Le drame qui a touché, mardi dernier, l’île de Djerba, faisant quatre morts pousse à s’autoquestionner : que peut-il y avoir de pire pour un pays que de perdurer dans le statu quo ? Cela fait des années que l’espace médiatique, les réseaux sociaux et les différentes plateformes des chats, y compris «Clubhouse» (application pour lancer des conversations en direct, sans photos ni vidéos), sont envahis sans retenue aucune. Une armada d’acteurs de la politique-politicienne, de supposés dévots jusqu’à la lie et des parvenus oublieux de leurs racines s’adonnent encore à des divagations de derviches.
Long détour…
Ce qui se passe chez nous depuis plus d’une décennie invite à réfléchir sur ce long détour, où se conjuguaient dogmatisme religieux, instrumentalisation politique et manipulation des masses. Le processus enclenché en Tunisie durant la décennie noire (2011-2021) rappelle, à bien des égards, la banalité du mal abordée par la philosophe politique allemande Hannah Arendt. Autrement dit, que l’on se soulève pour chasser un dictateur, que celui-ci soit remplacé par la démocratie, que celle-là soit remplacée par des islamistes et que ces islamistes jouent toutes leurs cartes, s’usent au pouvoir sur un navire qui coule, cela relève de l’absurde. Cela prouve, encore une fois, que tout débat sur la démocratie aurait été faussé, sous nos cieux.

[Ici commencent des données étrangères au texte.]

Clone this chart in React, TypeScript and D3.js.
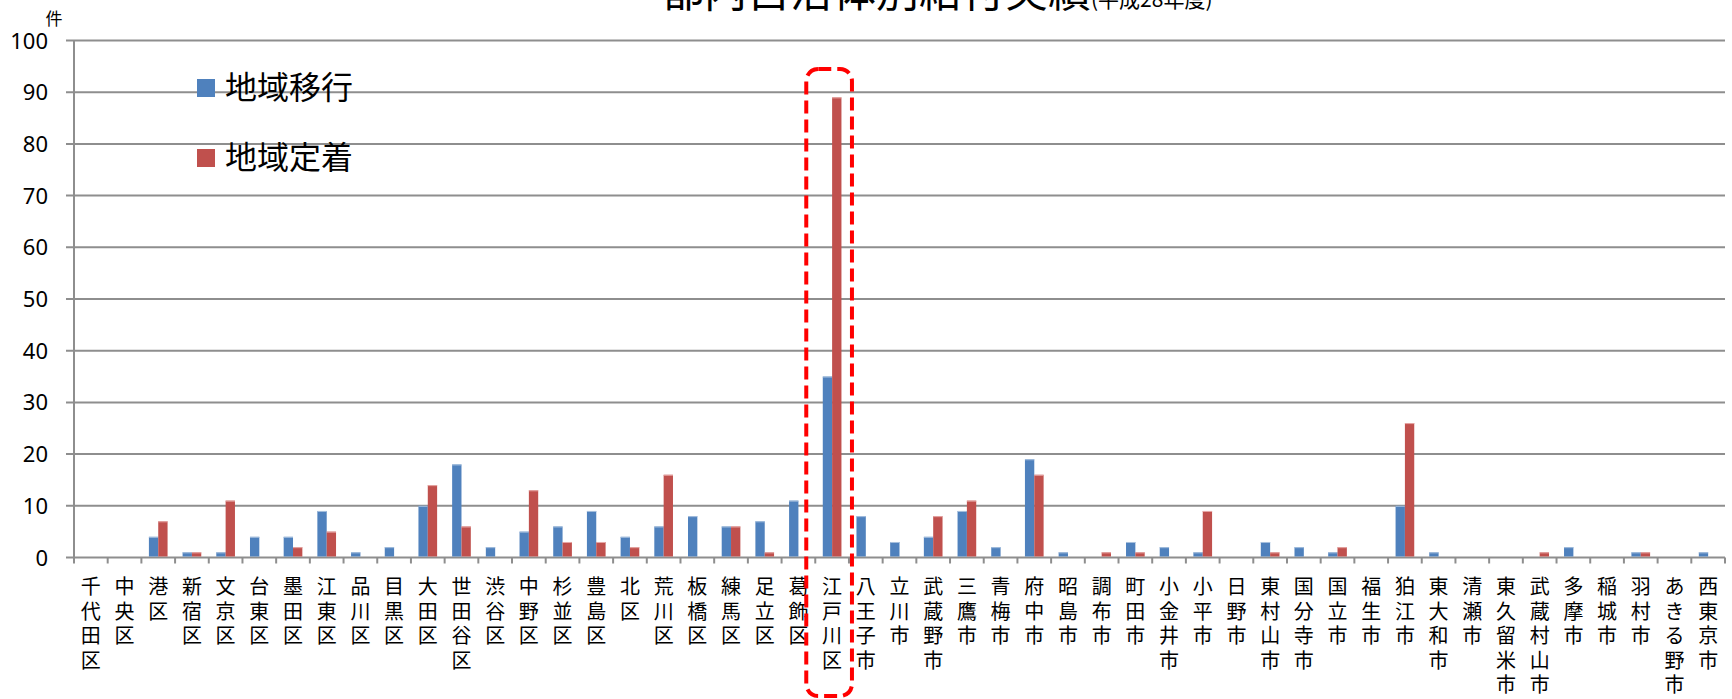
import React from "react";
import * as d3 from "d3";

const categories = [
  "千代田区", "中央区", "港区", "新宿区", "文京区", "台東区", "墨田区", "江東区", "品川区", "目黒区",
  "大田区", "世田谷区", "渋谷区", "中野区", "杉並区", "豊島区", "北区", "荒川区", "板橋区", "練馬区",
  "足立区", "葛飾区", "江戸川区", "八王子市", "立川市", "武蔵野市", "三鷹市", "青梅市", "府中市", "昭島市",
  "調布市", "町田市", "小金井市", "小平市", "日野市", "東村山市", "国分寺市", "国立市", "福生市", "狛江市",
  "東大和市", "清瀬市", "東久留米市", "武蔵村山市", "多摩市", "稲城市", "羽村市", "あきる野市", "西東京市",
];

const chiikiIkou = [
  0, 0, 4, 1, 1, 4, 4, 9, 1, 2,
  10, 18, 2, 5, 6, 9, 4, 6, 8, 6,
  7, 11, 35, 8, 3, 4, 9, 2, 19, 1,
  0, 3, 2, 1, 0, 3, 2, 1, 0, 10,
  1, 0, 0, 0, 2, 0, 1, 0, 1,
];

const chiikiTeichaku = [
  0, 0, 7, 1, 11, 0, 2, 5, 0, 0,
  14, 6, 0, 13, 3, 3, 2, 16, 0, 6,
  1, 0, 89, 0, 0, 8, 11, 0, 16, 0,
  1, 1, 0, 9, 0, 1, 0, 2, 0, 26,
  0, 0, 0, 1, 0, 0, 1, 0, 0,
];

const yTicks = [0, 10, 20, 30, 40, 50, 60, 70, 80, 90, 100];
const seriesNames = ["地域移行", "地域定着"];
const seriesColors = ["#4F81BD", "#C0504D"];
const seriesEdge = ["#A7C0DE", "#E6A9A7"];
const highlighted = "江戸川区";
const titleMain = "都内自治体別給付実績";
const titleSub = "(平成28年度)";
const unitLabel = "件";

const W = 1732;
const H = 699;
const left = 74;
const right = 1725;
const top = 40.5;
const bottom = 557.5;

export default function App() {
  const x = d3.scaleBand<string>().domain(categories).range([left, right]).paddingInner(0).paddingOuter(0);
  const y = d3.scaleLinear().domain([0, 100]).range([bottom, top]);
  const bw = x.bandwidth();
  const barW = bw * 0.277;
  const series = [chiikiIkou, chiikiTeichaku];
  const gridColor = "#8E8E8E";
  const jp = "'Noto Sans CJK JP', 'Noto Sans', sans-serif";
  const num = "'Noto Sans', 'Open Sans', sans-serif";
  const hx = x(highlighted)!;

  return (
    <svg width={W} height={H} style={{ position: "absolute", left: 0, top: 0, background: "#fff" }}>
      <rect x={0} y={0} width={W} height={H} fill="#fff" />
      {/* title */}
      <text x={661} y={7} fontFamily={jp} fontSize={43} fill="#000">
        {titleMain}
        <tspan fontSize={21}>{titleSub}</tspan>
      </text>
      {/* unit */}
      <text x={54} y={25} fontFamily={jp} fontSize={17} textAnchor="middle" fill="#000">{unitLabel}</text>
      {/* gridlines */}
      {yTicks.map((t) => (
        <g key={t}>
          <line x1={left - 8} x2={right} y1={y(t)} y2={y(t)} stroke={gridColor} strokeWidth={2} />
          <text x={48} y={y(t) + 8} fontFamily={num} fontSize={22} textAnchor="end" fill="#000">{t}</text>
        </g>
      ))}
      {/* y axis */}
      <line x1={left} x2={left} y1={top} y2={bottom + 6} stroke={gridColor} strokeWidth={2} />
      {/* category ticks */}
      {categories.map((c) => (
        <line key={"t" + c} x1={x(c)! + bw} x2={x(c)! + bw} y1={bottom} y2={bottom + 6} stroke={gridColor} strokeWidth={2} />
      ))}
      {/* bars */}
      {series.map((vals, si) =>
        vals.map((v, i) => {
          if (v <= 0) return null;
          const c = categories[i];
          const bx = x(c)! + bw / 2 - barW + si * barW;
          const by = y(v);
          const bh = y(0) - y(v);
          return (
            <g key={si + "-" + i}>
              <rect x={bx} y={by} width={barW} height={bh - 1} fill={seriesColors[si]} />
              <line x1={bx} x2={bx + barW} y1={by + 0.5} y2={by + 0.5} stroke={seriesEdge[si]} strokeWidth={1} />
            </g>
          );
        })
      )}
      {/* category labels */}
      {categories.map((c) => (
        <text key={"l" + c} fontFamily={jp} fontSize={20} textAnchor="middle" fill="#000">
          {Array.from(c).map((ch, k) => (
            <tspan key={k} x={x(c)! + bw / 2} y={594 + k * 24.6}>{ch}</tspan>
          ))}
        </text>
      ))}
      {/* legend */}
      {seriesNames.map((n, i) => (
        <g key={n}>
          <rect x={197} y={79 + i * 70} width={18} height={18} fill={seriesColors[i]} />
          <text x={225} y={99 + i * 70} fontFamily={jp} fontSize={32} fill="#000">{n}</text>
        </g>
      ))}
      {/* highlight box */}
      <rect
        x={hx - 9}
        y={69}
        width={bw + 12}
        height={627}
        rx={12}
        ry={12}
        fill="none"
        stroke="#FF0000"
        strokeWidth={4}
        strokeDasharray="13 6"
      />
    </svg>
  );
}
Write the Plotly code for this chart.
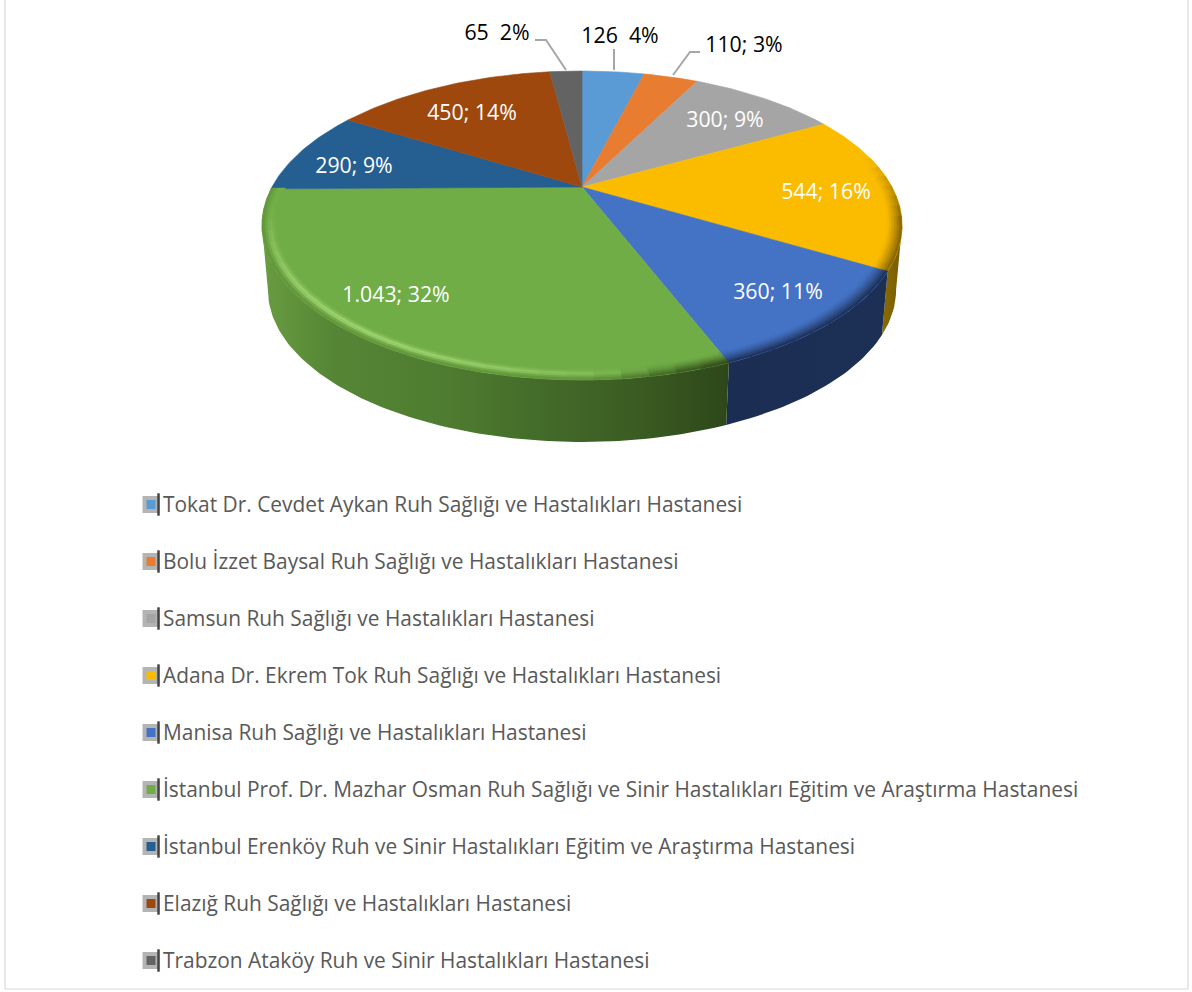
import math
import plotly.graph_objects as go

# ---------- data ----------
categories = [
    "Tokat Dr. Cevdet Aykan Ruh Sağlığı ve Hastalıkları Hastanesi",
    "Bolu İzzet Baysal Ruh Sağlığı ve Hastalıkları Hastanesi",
    "Samsun Ruh Sağlığı ve Hastalıkları Hastanesi",
    "Adana Dr. Ekrem Tok Ruh Sağlığı ve Hastalıkları Hastanesi",
    "Manisa Ruh Sağlığı ve Hastalıkları Hastanesi",
    "İstanbul Prof. Dr. Mazhar Osman Ruh Sağlığı ve Sinir Hastalıkları Eğitim ve Araştırma Hastanesi",
    "İstanbul Erenköy Ruh ve Sinir Hastalıkları Eğitim ve Araştırma Hastanesi",
    "Elazığ Ruh Sağlığı ve Hastalıkları Hastanesi",
    "Trabzon Ataköy Ruh ve Sinir Hastalıkları Hastanesi",
]
values = [126, 110, 300, 544, 360, 1043, 290, 450, 65]
data_labels = ["126  4%", "110; 3%", "300; 9%", "544; 16%", "360; 11%",
               "1.043; 32%", "290; 9%", "450; 14%", "65  2%"]

# ---------- styles ----------
colors = ["#5b9bd5", "#e87c30", "#a5a5a5", "#fbbc00", "#4472c4",
          "#70ad47", "#255e91", "#9e480e", "#636363"]
wall_scales = {
    3: [[0, "#8a6a00"], [1, "#7a5c00"]],
    4: [[0, "#1b2d52"], [1, "#1c2f55"]],
    5: [[0, "#68a040"], [0.02, "#66993f"], [0.15, "#558635"], [0.41, "#4e7b30"],
        [0.61, "#436a29"], [0.82, "#3a5a22"], [1, "#2e4719"]],
}
wall_edge = {3: "#7f6000", 4: "#1b2d52", 5: "#4e7b30"}
label_pos = [(620, 38), (744, 47), (725, 122), (826, 194), (778, 294),
             (396, 297), (354, 168), (472, 115), (497, 35)]
label_col = ["black", "black", "white", "white", "white", "white", "white", "white", "black"]
LEADERS = [(8, [(535, 40), (546, 40), (566, 70)]),
           (0, [(614, 49), (614, 70)]),
           (1, [(700, 52), (690, 52), (673, 75)])]
LABEL_FONT = "Open Sans"
LABEL_SIZE = 21.3
LEG_FONT = "Open Sans"
LEG_SIZE = 20.9
LEG_Y0, LEG_DY = 504, 57

# ---------- pie projection ----------
CX, APEX = 582, 187
K, A, B = 0.249, 144.9, 310.0
VIEW_WARP = 2.6                      # degrees, renderer's view distortion
TH_R = math.degrees(math.acos(-K))   # rightmost point of the rim
TH_L = 360 - TH_R                    # leftmost point of the rim


def top_pt(deg, r=1.0):
    th = math.radians(deg)
    x, y = r * math.sin(th), r * math.cos(th)
    d = 1 + K * y
    return CX + B * x / d, APEX - A * y / d


def bot_pt(deg):
    x, y = top_pt(deg)
    return CX + (x - CX) * 314 / 320, 290 + (y - 225.5) * 152 / 154.5


def arc(f, a0, a1, step=1.0):
    n = max(2, int(abs(a1 - a0) / step) + 1)
    return [f(a0 + (a1 - a0) * i / (n - 1)) for i in range(n)]


def hex2rgb(c):
    return tuple(int(c[i:i + 2], 16) for i in (1, 3, 5))


def rgb2hex(t):
    return "#%02x%02x%02x" % tuple(round(v) for v in t)


def mix(c1, c2, t):
    a, b = hex2rgb(c1), hex2rgb(c2)
    t = max(0, min(1, t))
    return rgb2hex([a[i] + (b[i] - a[i]) * t for i in range(3)])


total = sum(values)
bounds = [0]
for v in values:
    bounds.append(bounds[-1] + v / total * 360)
bounds = [b + VIEW_WARP * math.sin(math.radians(b)) for b in bounds]

fig = go.Figure()


def poly(pts, **kw):
    fig.add_trace(go.Scatter(x=[p[0] for p in pts], y=[p[1] for p in pts], mode="lines",
                             fill="toself", hoverinfo="skip", showlegend=False, **kw))


# side walls, only the front slices can be seen
for i in (3, 4, 5):
    a0, a1 = max(bounds[i], TH_R), min(bounds[i + 1], TH_L)
    pts = arc(top_pt, a0, a1) + arc(bot_pt, a1, a0)
    poly(pts, line=dict(width=0), fillcolor=wall_edge[i], name=categories[i],
         fillgradient=dict(type="horizontal", colorscale=wall_scales[i]))

# top faces
for i, c in enumerate(colors):
    a0, a1 = bounds[i], bounds[i + 1]
    poly([(CX, APEX)] + arc(top_pt, a0, a1) + [(CX, APEX)],
         line=dict(width=0.6, color=c), fillcolor=c, name=categories[i])

# bevel band along the front rim
RIM_IN = 0.955
NB = 6


def highlight(deg):
    h = 1 - ((deg - 215) / 48) ** 2
    return max(0.1, h) if deg >= 215 else max(0.0, h)


for i in (3, 4, 5):
    a0, a1 = max(bounds[i], 78), bounds[i + 1]
    n = max(2, int((a1 - a0) / 4) + 1)
    for s in range(n):
        d0 = a0 + (a1 - a0) * s / n
        d1 = a0 + (a1 - a0) * (s + 1) / n
        mid = (d0 + d1) / 2
        for b in range(NB):
            u = (b + 0.5) / NB
            r0 = RIM_IN + (1 - RIM_IN) * b / NB
            r1 = RIM_IN + (1 - RIM_IN) * (b + 1) / NB
            if i == 5:
                col = mix(colors[i], "#a8dc78", highlight(mid) * math.exp(-((u - 0.5) / 0.24) ** 2))
                col = mix(col, "#5f9339", u ** 3)
                dark = min(1.0, max(0.0, (178 - mid) / 16))
                if dark > 0:
                    col = mix(col, "#2e4719", dark * u ** 1.3)
            else:
                ramp = min(1, max(0, (mid - 78) / 25)) if i == 3 else 1
                col = mix(colors[i], wall_edge[i], ramp * u ** 1.3)
            pts = [top_pt(d0, r0), top_pt(d1 + 0.3, r0), top_pt(d1 + 0.3, r1), top_pt(d0, r1), top_pt(d0, r0)]
            poly(pts, line=dict(width=0.5, color=col), fillcolor=col)

# data labels
fig.add_trace(go.Scatter(
    x=[p[0] for p in label_pos], y=[p[1] for p in label_pos], text=data_labels, mode="text",
    textposition="middle center", hoverinfo="skip", showlegend=False,
    textfont=dict(family=LABEL_FONT, size=LABEL_SIZE, color=label_col)))

# leader lines
shapes = [dict(type="path", xref="x", yref="y",
               path="M" + " L".join(f"{x},{y}" for x, y in pts),
               line=dict(color="#a6a6a6", width=2)) for _, pts in LEADERS]

# chart border
shapes.append(dict(type="rect", xref="x", yref="y", x0=5, x1=1188, y0=-5, y1=989,
                   line=dict(color="#d9d9d9", width=1.2), layer="below"))

# legend
ys = [LEG_Y0 + LEG_DY * i for i in range(len(categories))]
KX = 151
fig.add_trace(go.Scatter(x=[KX] * len(ys), y=[y + 0.5 for y in ys], mode="markers", hoverinfo="skip",
                         showlegend=False, marker=dict(symbol="square", size=17, color="#b4b4b4", line=dict(width=0))))
fig.add_trace(go.Scatter(x=[KX + 7.5] * len(ys), y=[y + 0.5 for y in ys], mode="markers", hoverinfo="skip",
                         showlegend=False, marker=dict(symbol="line-ns", size=16, line=dict(width=2.5, color="#444444"))))
fig.add_trace(go.Scatter(x=[KX] * len(ys), y=[y + 0.5 for y in ys], mode="markers", hoverinfo="skip",
                         showlegend=False, marker=dict(symbol="square", size=9, color=colors, line=dict(width=0))))
anns = [dict(x=160.5, y=y, xref="x", yref="y", text=t, showarrow=False, xanchor="left", yanchor="middle",
             font=dict(family=LEG_FONT, size=LEG_SIZE, color="#595959"))
        for t, y in zip(categories, ys)]

fig.update_layout(
    width=1192, height=992, margin=dict(l=0, r=0, t=0, b=0),
    paper_bgcolor="white", plot_bgcolor="white", showlegend=False,
    xaxis=dict(range=[0, 1192], visible=False, fixedrange=True),
    yaxis=dict(range=[992, 0], visible=False, fixedrange=True),
    shapes=shapes, annotations=anns,
)
fig.write_html("out.html", config=dict(displayModeBar=False),
               post_script="document.body.style.margin='0';document.body.style.overflow='hidden';")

Durant l’ère Ben Ali, on est resté immobile et l’on s’est enfoncé. Un 14 janvier, on s’est insurgé et l’on est tombé plus profondément. A quoi sert, donc, la révolution chez nous si ce n’est à jacasser comme une pie pour ensuite bouder comme une couventine ? Pourquoi notre navire coule dans tous les sens ? Quelles seraient les raisons de cette inertie assassine ?
Vaines divagations de derviche !
On avait tout essayé : la droite, la gauche, les progressistes et les islamistes. Mais, de tout temps et avec toutes les formations, alors que la population souffre à tous les étages de la société, ses dirigeants mènent la belle vie, ignorant la misère des foules. Personne n’a pu cerner les maux globaux du pays. On a tous ou presque pêché en eau trouble et l’on s’est discrédité.
Les progressistes ont perdu de vue que la tradition est «un élément permanent de la personnalité base arabo-musulmane». Ils ont échoué. Les islamistes, quant à eux, ont oublié que l’islam est la passion du prochain et que l’économie est le domaine favori de l’ouverture sur l’avenir. Ils ont ignoré les pauvres. Ils n’ont pas donné à manger aux miséreux. Ils ont pavané et refusé leurs outils aux prochains. Et ils sont devenus ce qu’ils sont aujourd’hui.
Morale de l’histoire : manipuler les masses en brouillant les cartes, cela peut fonctionner périodiquement, mais pas si longtemps. Car l’histoire prouve qu’il est quasiment impossible de briser l’esprit d’un peuple qui sait naviguer entre le sabre des passeurs et celui des derviches.